:: Source data ::
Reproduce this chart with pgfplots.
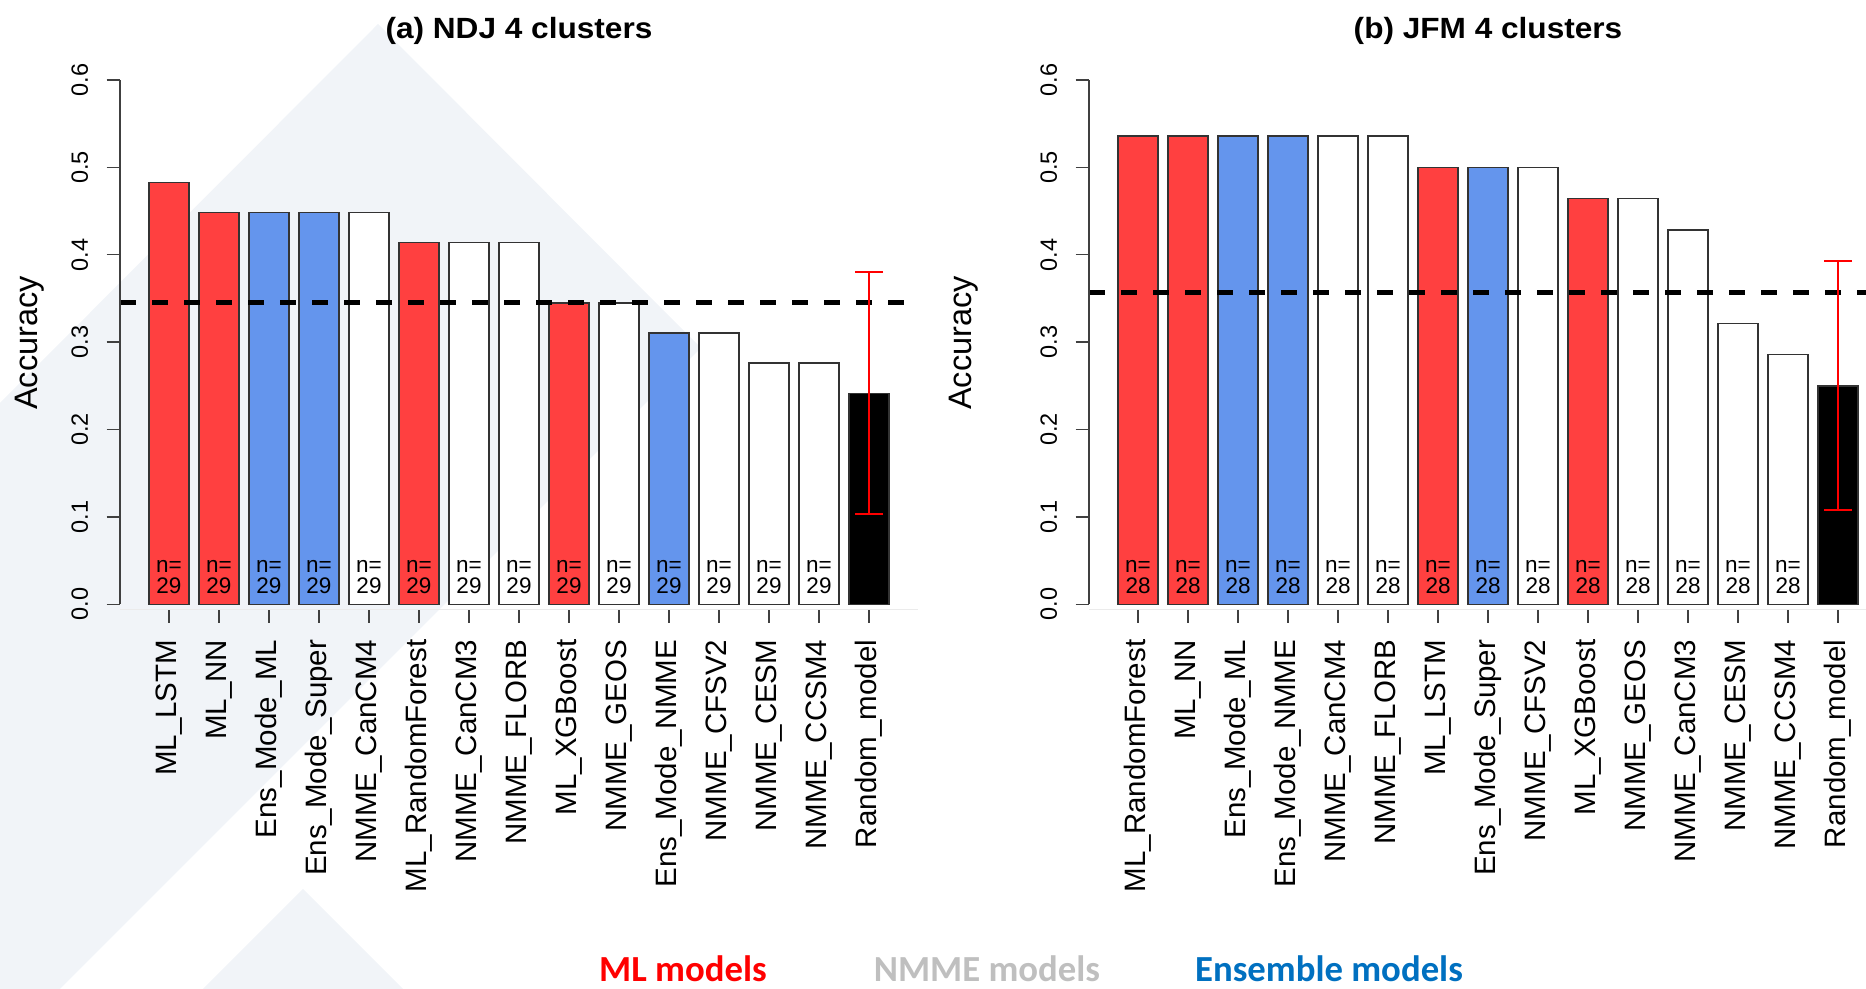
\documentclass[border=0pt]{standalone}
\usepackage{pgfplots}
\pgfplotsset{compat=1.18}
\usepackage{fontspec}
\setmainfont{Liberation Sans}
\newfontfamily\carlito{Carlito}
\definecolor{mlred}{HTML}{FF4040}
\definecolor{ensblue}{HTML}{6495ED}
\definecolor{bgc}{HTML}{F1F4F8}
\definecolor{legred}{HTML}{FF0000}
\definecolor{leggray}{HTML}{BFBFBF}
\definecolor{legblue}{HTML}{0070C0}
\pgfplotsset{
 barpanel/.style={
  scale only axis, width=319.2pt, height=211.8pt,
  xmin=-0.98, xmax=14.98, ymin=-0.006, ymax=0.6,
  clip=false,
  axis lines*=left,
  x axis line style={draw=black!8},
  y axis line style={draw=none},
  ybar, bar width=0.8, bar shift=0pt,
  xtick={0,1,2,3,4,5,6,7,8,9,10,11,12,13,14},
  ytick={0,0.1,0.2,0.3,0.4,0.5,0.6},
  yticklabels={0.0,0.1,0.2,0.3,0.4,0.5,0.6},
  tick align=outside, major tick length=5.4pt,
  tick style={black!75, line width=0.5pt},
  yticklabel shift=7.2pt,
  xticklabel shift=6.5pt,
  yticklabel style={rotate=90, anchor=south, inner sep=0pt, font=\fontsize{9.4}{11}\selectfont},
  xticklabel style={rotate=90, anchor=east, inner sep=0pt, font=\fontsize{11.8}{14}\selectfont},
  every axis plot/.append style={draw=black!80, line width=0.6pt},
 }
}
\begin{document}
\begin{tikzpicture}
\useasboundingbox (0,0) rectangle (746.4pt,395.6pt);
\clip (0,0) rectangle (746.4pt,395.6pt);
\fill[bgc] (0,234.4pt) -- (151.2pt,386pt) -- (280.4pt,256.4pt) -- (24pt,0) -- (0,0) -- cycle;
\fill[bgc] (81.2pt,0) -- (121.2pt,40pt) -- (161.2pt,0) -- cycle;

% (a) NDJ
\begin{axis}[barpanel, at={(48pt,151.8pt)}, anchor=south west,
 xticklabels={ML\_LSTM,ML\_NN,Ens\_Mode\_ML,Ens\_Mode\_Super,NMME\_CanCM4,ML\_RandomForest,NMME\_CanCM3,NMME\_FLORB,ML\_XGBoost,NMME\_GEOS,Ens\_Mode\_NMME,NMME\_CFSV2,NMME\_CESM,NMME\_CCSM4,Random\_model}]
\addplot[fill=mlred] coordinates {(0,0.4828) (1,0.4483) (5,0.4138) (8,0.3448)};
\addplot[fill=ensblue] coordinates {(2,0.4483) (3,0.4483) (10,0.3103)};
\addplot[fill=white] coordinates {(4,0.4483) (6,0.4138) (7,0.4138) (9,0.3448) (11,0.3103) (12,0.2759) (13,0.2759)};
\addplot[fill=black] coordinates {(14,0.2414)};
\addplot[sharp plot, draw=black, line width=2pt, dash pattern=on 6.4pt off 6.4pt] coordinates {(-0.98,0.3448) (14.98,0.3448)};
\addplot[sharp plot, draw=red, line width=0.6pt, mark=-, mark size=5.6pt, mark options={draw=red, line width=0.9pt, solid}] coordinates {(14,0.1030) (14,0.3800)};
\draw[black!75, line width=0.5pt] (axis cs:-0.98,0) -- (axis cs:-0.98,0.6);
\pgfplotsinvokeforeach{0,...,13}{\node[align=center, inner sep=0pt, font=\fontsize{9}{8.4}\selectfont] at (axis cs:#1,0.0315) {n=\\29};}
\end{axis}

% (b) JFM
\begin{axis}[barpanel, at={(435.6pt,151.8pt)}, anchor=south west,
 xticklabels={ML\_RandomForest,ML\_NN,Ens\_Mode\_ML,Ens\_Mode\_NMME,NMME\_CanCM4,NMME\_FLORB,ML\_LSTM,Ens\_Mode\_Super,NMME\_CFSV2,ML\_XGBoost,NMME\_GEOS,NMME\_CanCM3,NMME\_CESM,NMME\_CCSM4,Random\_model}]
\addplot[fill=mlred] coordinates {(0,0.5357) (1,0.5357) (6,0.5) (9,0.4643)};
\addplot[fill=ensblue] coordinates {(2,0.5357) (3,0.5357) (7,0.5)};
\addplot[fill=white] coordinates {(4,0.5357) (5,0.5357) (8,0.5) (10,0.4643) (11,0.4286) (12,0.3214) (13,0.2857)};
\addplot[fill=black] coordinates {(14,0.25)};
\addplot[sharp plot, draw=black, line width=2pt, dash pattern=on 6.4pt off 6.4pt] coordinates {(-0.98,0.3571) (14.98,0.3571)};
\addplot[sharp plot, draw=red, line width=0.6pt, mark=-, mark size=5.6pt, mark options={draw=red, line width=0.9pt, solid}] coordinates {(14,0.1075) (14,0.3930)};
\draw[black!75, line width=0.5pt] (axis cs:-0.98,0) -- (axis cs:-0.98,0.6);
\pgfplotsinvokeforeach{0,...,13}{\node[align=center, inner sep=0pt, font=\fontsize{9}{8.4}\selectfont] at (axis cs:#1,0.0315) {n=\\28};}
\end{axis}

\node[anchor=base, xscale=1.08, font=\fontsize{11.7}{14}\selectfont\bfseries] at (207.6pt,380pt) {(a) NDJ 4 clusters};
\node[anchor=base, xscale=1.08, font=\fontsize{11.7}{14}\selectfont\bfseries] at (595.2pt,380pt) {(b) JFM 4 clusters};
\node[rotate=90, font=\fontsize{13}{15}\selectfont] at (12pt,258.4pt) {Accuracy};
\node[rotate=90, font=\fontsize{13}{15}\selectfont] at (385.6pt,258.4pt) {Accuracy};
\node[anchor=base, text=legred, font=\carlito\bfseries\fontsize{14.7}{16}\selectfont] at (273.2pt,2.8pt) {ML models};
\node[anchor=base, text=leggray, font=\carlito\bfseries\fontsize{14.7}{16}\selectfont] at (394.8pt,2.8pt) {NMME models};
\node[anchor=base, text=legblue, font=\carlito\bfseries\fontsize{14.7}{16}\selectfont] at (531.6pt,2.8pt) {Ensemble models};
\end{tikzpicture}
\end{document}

:: Goal ::
Repeat the material above in full and unchanged, minus its images.

:: Response to this task ::
Reproduce this chart with pgfplots.
\documentclass[border=0pt]{standalone}
\usepackage{pgfplots}
\pgfplotsset{compat=1.18}
\usepackage{fontspec}
\setmainfont{Liberation Sans}
\newfontfamily\carlito{Carlito}
\definecolor{mlred}{HTML}{FF4040}
\definecolor{ensblue}{HTML}{6495ED}
\definecolor{bgc}{HTML}{F1F4F8}
\definecolor{legred}{HTML}{FF0000}
\definecolor{leggray}{HTML}{BFBFBF}
\definecolor{legblue}{HTML}{0070C0}
\pgfplotsset{
 barpanel/.style={
  scale only axis, width=319.2pt, height=211.8pt,
  xmin=-0.98, xmax=14.98, ymin=-0.006, ymax=0.6,
  clip=false,
  axis lines*=left,
  x axis line style={draw=black!8},
  y axis line style={draw=none},
  ybar, bar width=0.8, bar shift=0pt,
  xtick={0,1,2,3,4,5,6,7,8,9,10,11,12,13,14},
  ytick={0,0.1,0.2,0.3,0.4,0.5,0.6},
  yticklabels={0.0,0.1,0.2,0.3,0.4,0.5,0.6},
  tick align=outside, major tick length=5.4pt,
  tick style={black!75, line width=0.5pt},
  yticklabel shift=7.2pt,
  xticklabel shift=6.5pt,
  yticklabel style={rotate=90, anchor=south, inner sep=0pt, font=\fontsize{9.4}{11}\selectfont},
  xticklabel style={rotate=90, anchor=east, inner sep=0pt, font=\fontsize{11.8}{14}\selectfont},
  every axis plot/.append style={draw=black!80, line width=0.6pt},
 }
}
\begin{document}
\begin{tikzpicture}
\useasboundingbox (0,0) rectangle (746.4pt,395.6pt);
\clip (0,0) rectangle (746.4pt,395.6pt);
\fill[bgc] (0,234.4pt) -- (151.2pt,386pt) -- (280.4pt,256.4pt) -- (24pt,0) -- (0,0) -- cycle;
\fill[bgc] (81.2pt,0) -- (121.2pt,40pt) -- (161.2pt,0) -- cycle;

% (a) NDJ
\begin{axis}[barpanel, at={(48pt,151.8pt)}, anchor=south west,
 xticklabels={ML\_LSTM,ML\_NN,Ens\_Mode\_ML,Ens\_Mode\_Super,NMME\_CanCM4,ML\_RandomForest,NMME\_CanCM3,NMME\_FLORB,ML\_XGBoost,NMME\_GEOS,Ens\_Mode\_NMME,NMME\_CFSV2,NMME\_CESM,NMME\_CCSM4,Random\_model}]
\addplot[fill=mlred] coordinates {(0,0.4828) (1,0.4483) (5,0.4138) (8,0.3448)};
\addplot[fill=ensblue] coordinates {(2,0.4483) (3,0.4483) (10,0.3103)};
\addplot[fill=white] coordinates {(4,0.4483) (6,0.4138) (7,0.4138) (9,0.3448) (11,0.3103) (12,0.2759) (13,0.2759)};
\addplot[fill=black] coordinates {(14,0.2414)};
\addplot[sharp plot, draw=black, line width=2pt, dash pattern=on 6.4pt off 6.4pt] coordinates {(-0.98,0.3448) (14.98,0.3448)};
\addplot[sharp plot, draw=red, line width=0.6pt, mark=-, mark size=5.6pt, mark options={draw=red, line width=0.9pt, solid}] coordinates {(14,0.1030) (14,0.3800)};
\draw[black!75, line width=0.5pt] (axis cs:-0.98,0) -- (axis cs:-0.98,0.6);
\pgfplotsinvokeforeach{0,...,13}{\node[align=center, inner sep=0pt, font=\fontsize{9}{8.4}\selectfont] at (axis cs:#1,0.0315) {n=\\29};}
\end{axis}

% (b) JFM
\begin{axis}[barpanel, at={(435.6pt,151.8pt)}, anchor=south west,
 xticklabels={ML\_RandomForest,ML\_NN,Ens\_Mode\_ML,Ens\_Mode\_NMME,NMME\_CanCM4,NMME\_FLORB,ML\_LSTM,Ens\_Mode\_Super,NMME\_CFSV2,ML\_XGBoost,NMME\_GEOS,NMME\_CanCM3,NMME\_CESM,NMME\_CCSM4,Random\_model}]
\addplot[fill=mlred] coordinates {(0,0.5357) (1,0.5357) (6,0.5) (9,0.4643)};
\addplot[fill=ensblue] coordinates {(2,0.5357) (3,0.5357) (7,0.5)};
\addplot[fill=white] coordinates {(4,0.5357) (5,0.5357) (8,0.5) (10,0.4643) (11,0.4286) (12,0.3214) (13,0.2857)};
\addplot[fill=black] coordinates {(14,0.25)};
\addplot[sharp plot, draw=black, line width=2pt, dash pattern=on 6.4pt off 6.4pt] coordinates {(-0.98,0.3571) (14.98,0.3571)};
\addplot[sharp plot, draw=red, line width=0.6pt, mark=-, mark size=5.6pt, mark options={draw=red, line width=0.9pt, solid}] coordinates {(14,0.1075) (14,0.3930)};
\draw[black!75, line width=0.5pt] (axis cs:-0.98,0) -- (axis cs:-0.98,0.6);
\pgfplotsinvokeforeach{0,...,13}{\node[align=center, inner sep=0pt, font=\fontsize{9}{8.4}\selectfont] at (axis cs:#1,0.0315) {n=\\28};}
\end{axis}

\node[anchor=base, xscale=1.08, font=\fontsize{11.7}{14}\selectfont\bfseries] at (207.6pt,380pt) {(a) NDJ 4 clusters};
\node[anchor=base, xscale=1.08, font=\fontsize{11.7}{14}\selectfont\bfseries] at (595.2pt,380pt) {(b) JFM 4 clusters};
\node[rotate=90, font=\fontsize{13}{15}\selectfont] at (12pt,258.4pt) {Accuracy};
\node[rotate=90, font=\fontsize{13}{15}\selectfont] at (385.6pt,258.4pt) {Accuracy};
\node[anchor=base, text=legred, font=\carlito\bfseries\fontsize{14.7}{16}\selectfont] at (273.2pt,2.8pt) {ML models};
\node[anchor=base, text=leggray, font=\carlito\bfseries\fontsize{14.7}{16}\selectfont] at (394.8pt,2.8pt) {NMME models};
\node[anchor=base, text=legblue, font=\carlito\bfseries\fontsize{14.7}{16}\selectfont] at (531.6pt,2.8pt) {Ensemble models};
\end{tikzpicture}
\end{document}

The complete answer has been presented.